11. O.co Coliseum's sewage: Twice this season, the pipes in this dump backed up and sewage flowed into the clubhouses and dugouts. If Oakland advances to the World Series and the place is flooded with people, look out. Hey ... is that a Baby Ruth bar floating there in the dugout? Or something else?
12. Look out, Cleveland: Including Game 163, Rays All-Star Evan Longoria is batting .579 (11 for 19) with seven home runs, 10 RBI and eight runs scored in Tampa Bay's final five games of the regular season. "That's why he is who he is," Rays ace David Price says. "He steps up when we need it the most." And how does he have the knack for doing it in the clutch? Said Price: "He's not scared of it."

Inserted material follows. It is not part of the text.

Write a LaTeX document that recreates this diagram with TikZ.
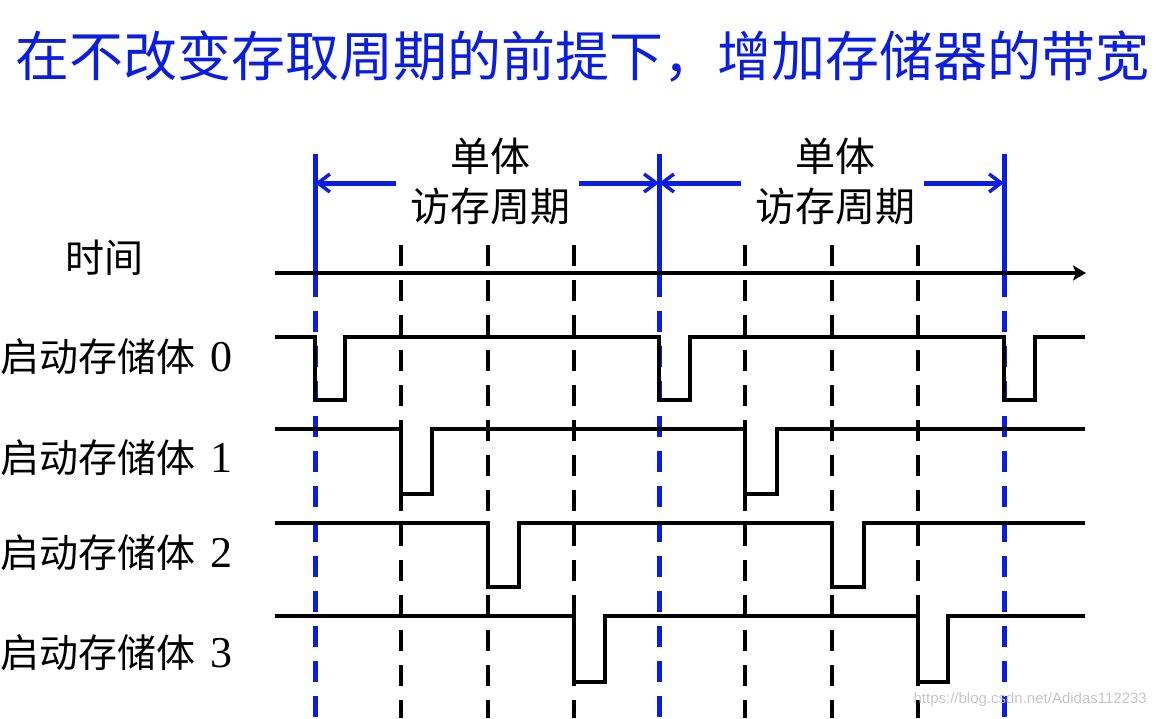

13. Bringing the heat: The Indians may not be a division winner, but nobody is hotter than this crew as the playoffs open. Cleveland finished the season by winning 10 games in a row and went 21-6 in September. Ubaldo Jimenez went 4-0 with a 1.09 ERA and 51 strikeouts over 41 1/3 September innings. The key to their success? "We stayed away from chicken and beer," Francona quipped.
Which, by the way, is another terrific trait to have in October: Humor. But if you prefer the chicken and beer -- or hot dogs like the Gator -- that's your call.